### What the task requires
Please, without the pictures, retype exactly the lines from the start of the material through the line that holds "from matplotlib.ticker import MultipleLocator".
::: Data lines :::
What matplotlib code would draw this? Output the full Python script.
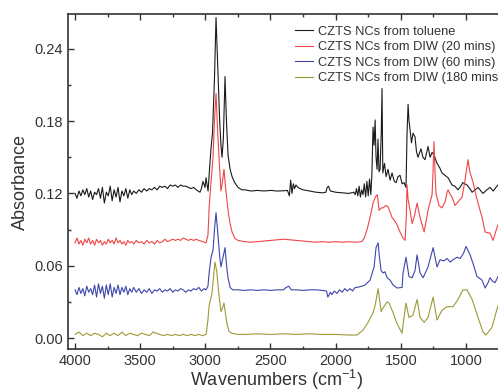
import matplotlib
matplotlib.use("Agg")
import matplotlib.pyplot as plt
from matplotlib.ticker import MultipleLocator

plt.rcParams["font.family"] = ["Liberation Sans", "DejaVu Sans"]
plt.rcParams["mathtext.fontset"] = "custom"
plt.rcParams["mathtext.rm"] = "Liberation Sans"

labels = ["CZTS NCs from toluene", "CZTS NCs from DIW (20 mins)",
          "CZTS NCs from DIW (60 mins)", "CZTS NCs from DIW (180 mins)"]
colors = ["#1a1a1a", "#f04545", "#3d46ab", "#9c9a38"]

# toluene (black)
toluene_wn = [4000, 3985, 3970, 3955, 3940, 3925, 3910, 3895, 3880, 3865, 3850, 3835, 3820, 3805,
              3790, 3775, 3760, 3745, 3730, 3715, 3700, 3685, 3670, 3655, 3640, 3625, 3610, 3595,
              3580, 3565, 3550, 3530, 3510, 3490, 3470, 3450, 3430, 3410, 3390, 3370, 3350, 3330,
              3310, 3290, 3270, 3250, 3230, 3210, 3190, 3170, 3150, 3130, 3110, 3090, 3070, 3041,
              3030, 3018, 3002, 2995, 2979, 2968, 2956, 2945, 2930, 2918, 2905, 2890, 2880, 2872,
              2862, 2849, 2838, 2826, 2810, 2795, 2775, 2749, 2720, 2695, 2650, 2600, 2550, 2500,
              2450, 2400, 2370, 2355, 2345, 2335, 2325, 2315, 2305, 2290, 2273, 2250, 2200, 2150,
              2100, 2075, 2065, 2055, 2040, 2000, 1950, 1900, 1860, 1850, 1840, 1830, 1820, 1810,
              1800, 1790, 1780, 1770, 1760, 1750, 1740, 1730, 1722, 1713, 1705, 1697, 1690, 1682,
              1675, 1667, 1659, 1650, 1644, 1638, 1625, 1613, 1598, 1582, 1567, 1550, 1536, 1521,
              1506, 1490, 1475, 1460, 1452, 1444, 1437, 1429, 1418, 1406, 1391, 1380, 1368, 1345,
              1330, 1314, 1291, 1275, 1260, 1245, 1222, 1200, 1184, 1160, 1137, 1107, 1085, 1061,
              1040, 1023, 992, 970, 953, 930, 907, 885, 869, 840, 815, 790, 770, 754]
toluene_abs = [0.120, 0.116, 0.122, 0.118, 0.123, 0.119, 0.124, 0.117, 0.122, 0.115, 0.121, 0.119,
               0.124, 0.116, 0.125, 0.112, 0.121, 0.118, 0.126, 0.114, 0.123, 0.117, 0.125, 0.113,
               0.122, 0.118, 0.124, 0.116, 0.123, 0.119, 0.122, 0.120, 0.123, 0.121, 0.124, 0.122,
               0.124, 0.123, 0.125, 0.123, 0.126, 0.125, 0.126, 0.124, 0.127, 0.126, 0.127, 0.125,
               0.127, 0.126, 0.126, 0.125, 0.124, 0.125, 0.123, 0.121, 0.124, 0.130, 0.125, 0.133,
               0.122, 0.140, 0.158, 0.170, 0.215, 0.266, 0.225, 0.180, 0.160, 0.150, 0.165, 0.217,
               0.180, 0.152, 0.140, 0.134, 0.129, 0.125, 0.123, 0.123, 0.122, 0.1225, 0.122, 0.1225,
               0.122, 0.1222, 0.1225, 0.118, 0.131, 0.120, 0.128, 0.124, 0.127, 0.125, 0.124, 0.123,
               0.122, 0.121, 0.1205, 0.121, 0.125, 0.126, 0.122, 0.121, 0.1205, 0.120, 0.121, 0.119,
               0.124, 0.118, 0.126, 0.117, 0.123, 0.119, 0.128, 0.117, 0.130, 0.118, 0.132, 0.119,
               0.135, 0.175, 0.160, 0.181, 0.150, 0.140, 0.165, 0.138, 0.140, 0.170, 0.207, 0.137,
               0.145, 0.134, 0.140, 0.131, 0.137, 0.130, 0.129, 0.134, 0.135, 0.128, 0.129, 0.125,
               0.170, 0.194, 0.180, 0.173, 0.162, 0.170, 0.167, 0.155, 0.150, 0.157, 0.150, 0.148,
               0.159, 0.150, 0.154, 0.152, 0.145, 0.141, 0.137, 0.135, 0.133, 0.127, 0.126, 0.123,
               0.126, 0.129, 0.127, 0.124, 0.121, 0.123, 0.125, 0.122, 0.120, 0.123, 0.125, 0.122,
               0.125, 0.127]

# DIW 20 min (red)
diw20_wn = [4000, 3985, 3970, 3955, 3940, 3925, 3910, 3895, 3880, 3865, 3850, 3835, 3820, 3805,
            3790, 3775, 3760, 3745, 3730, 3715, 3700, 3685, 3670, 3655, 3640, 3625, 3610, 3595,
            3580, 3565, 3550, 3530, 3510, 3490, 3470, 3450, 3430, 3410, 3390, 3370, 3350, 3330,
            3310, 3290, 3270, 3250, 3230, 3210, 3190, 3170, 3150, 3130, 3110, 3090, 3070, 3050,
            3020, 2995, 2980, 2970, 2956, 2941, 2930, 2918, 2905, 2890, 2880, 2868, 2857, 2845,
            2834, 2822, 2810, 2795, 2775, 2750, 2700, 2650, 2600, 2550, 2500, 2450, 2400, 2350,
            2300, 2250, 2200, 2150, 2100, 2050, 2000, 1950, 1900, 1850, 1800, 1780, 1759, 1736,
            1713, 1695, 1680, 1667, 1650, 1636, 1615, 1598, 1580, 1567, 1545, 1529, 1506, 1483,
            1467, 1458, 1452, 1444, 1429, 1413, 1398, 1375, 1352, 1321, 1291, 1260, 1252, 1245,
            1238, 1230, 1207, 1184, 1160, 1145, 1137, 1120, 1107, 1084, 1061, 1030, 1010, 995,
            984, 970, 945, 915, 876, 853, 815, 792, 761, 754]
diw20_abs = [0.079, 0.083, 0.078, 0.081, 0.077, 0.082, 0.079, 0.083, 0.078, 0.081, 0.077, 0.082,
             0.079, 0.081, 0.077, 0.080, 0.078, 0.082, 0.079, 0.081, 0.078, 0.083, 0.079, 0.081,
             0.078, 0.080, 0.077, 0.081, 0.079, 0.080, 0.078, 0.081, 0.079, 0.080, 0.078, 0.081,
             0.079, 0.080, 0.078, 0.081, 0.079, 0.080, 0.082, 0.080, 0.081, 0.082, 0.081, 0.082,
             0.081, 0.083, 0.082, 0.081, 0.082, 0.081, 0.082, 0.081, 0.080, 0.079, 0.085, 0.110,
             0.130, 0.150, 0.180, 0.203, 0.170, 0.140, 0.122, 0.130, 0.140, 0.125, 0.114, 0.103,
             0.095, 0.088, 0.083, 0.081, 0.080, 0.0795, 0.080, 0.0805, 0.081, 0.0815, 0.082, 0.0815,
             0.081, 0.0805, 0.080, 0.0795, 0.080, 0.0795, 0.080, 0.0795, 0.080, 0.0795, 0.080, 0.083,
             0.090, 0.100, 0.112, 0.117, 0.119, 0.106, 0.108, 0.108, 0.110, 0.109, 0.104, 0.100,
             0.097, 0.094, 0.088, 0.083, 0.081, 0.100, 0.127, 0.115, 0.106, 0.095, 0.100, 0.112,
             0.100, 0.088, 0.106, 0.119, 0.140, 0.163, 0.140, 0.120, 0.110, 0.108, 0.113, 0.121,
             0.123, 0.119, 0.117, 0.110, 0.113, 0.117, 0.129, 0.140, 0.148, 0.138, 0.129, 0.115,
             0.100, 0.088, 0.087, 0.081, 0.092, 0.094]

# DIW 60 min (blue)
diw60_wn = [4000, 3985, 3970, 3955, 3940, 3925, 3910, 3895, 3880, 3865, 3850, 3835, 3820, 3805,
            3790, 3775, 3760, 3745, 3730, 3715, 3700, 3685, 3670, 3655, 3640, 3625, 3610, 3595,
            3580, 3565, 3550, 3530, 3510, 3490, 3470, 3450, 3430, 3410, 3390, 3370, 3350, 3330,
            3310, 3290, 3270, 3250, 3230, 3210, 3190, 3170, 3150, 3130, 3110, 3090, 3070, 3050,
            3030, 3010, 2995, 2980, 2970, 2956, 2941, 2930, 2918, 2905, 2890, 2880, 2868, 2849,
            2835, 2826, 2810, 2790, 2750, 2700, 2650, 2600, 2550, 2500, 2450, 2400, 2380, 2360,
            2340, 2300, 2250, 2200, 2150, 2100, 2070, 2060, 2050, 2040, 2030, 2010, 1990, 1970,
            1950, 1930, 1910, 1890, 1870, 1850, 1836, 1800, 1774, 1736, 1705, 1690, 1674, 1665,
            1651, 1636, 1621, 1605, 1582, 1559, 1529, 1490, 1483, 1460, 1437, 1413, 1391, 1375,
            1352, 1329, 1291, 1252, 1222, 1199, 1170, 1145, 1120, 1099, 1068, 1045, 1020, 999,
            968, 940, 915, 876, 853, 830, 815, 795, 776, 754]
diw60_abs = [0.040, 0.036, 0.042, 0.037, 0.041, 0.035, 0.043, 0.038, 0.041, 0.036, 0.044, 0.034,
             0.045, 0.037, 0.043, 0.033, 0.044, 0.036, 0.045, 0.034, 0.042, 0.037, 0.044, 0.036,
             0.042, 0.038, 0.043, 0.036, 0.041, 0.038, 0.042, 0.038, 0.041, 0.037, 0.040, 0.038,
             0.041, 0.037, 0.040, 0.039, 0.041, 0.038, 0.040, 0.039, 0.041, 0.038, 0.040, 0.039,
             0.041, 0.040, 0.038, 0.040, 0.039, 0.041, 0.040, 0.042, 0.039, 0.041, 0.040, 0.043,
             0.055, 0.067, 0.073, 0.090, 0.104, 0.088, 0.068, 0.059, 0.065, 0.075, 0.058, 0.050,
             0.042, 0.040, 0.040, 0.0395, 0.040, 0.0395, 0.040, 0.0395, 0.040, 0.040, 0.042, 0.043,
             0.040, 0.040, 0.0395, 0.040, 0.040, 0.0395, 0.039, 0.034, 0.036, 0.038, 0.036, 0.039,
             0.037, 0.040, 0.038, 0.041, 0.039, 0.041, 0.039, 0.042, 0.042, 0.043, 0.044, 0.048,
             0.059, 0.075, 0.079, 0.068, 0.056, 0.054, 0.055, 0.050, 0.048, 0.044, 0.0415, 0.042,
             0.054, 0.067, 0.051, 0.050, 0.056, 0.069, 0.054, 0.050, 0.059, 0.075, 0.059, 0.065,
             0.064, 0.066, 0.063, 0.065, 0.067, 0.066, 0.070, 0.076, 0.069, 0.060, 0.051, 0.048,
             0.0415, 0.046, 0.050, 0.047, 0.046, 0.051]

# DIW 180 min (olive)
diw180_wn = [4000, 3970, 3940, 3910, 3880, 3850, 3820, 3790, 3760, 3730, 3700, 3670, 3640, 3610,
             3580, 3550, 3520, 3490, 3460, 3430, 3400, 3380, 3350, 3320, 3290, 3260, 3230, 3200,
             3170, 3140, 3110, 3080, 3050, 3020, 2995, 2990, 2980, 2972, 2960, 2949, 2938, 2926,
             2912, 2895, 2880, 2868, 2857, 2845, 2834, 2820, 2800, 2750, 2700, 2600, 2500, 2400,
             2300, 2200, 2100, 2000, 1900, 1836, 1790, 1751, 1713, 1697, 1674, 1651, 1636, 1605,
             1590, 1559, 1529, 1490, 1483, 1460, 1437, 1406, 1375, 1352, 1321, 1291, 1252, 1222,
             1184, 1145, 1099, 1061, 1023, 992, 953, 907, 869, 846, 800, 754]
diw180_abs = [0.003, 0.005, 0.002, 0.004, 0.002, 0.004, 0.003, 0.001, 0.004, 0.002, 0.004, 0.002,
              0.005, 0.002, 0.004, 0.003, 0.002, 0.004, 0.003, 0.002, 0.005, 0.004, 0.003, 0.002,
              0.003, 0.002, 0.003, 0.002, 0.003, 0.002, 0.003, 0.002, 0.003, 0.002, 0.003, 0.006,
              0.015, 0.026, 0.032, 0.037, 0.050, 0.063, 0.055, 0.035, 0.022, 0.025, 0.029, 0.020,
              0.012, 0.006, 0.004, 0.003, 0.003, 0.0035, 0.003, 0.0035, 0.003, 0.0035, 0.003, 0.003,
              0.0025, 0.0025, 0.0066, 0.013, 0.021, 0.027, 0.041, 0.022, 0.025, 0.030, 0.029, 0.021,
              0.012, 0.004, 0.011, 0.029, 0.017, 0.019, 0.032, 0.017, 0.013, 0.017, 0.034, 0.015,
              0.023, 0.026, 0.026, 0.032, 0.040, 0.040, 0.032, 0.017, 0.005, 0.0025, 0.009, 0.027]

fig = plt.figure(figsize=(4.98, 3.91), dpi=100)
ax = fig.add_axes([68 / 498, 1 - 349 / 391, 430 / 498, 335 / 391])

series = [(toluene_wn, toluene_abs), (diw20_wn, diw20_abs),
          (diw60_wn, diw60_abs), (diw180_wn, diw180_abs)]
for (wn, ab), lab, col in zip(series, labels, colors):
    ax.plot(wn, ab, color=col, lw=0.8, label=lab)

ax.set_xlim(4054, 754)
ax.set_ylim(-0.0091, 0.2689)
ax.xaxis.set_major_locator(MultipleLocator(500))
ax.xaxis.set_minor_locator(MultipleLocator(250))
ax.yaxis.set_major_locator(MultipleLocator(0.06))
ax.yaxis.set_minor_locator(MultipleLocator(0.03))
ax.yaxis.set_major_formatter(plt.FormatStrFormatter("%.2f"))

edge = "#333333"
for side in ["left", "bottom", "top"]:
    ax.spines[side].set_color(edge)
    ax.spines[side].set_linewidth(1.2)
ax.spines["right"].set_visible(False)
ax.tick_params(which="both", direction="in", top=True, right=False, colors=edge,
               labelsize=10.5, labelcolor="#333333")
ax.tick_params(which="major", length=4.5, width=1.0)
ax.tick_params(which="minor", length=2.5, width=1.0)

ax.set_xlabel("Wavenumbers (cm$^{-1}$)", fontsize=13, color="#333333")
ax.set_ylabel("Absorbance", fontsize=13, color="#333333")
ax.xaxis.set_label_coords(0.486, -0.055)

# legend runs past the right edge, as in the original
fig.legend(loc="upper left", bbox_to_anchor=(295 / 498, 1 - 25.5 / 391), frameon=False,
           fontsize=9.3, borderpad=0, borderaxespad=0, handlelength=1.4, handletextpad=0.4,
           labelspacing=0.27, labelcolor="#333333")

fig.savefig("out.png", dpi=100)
:::
### Reply to the exercise
What matplotlib code would draw this? Output the full Python script.
import matplotlib
matplotlib.use("Agg")
import matplotlib.pyplot as plt
from matplotlib.ticker import MultipleLocator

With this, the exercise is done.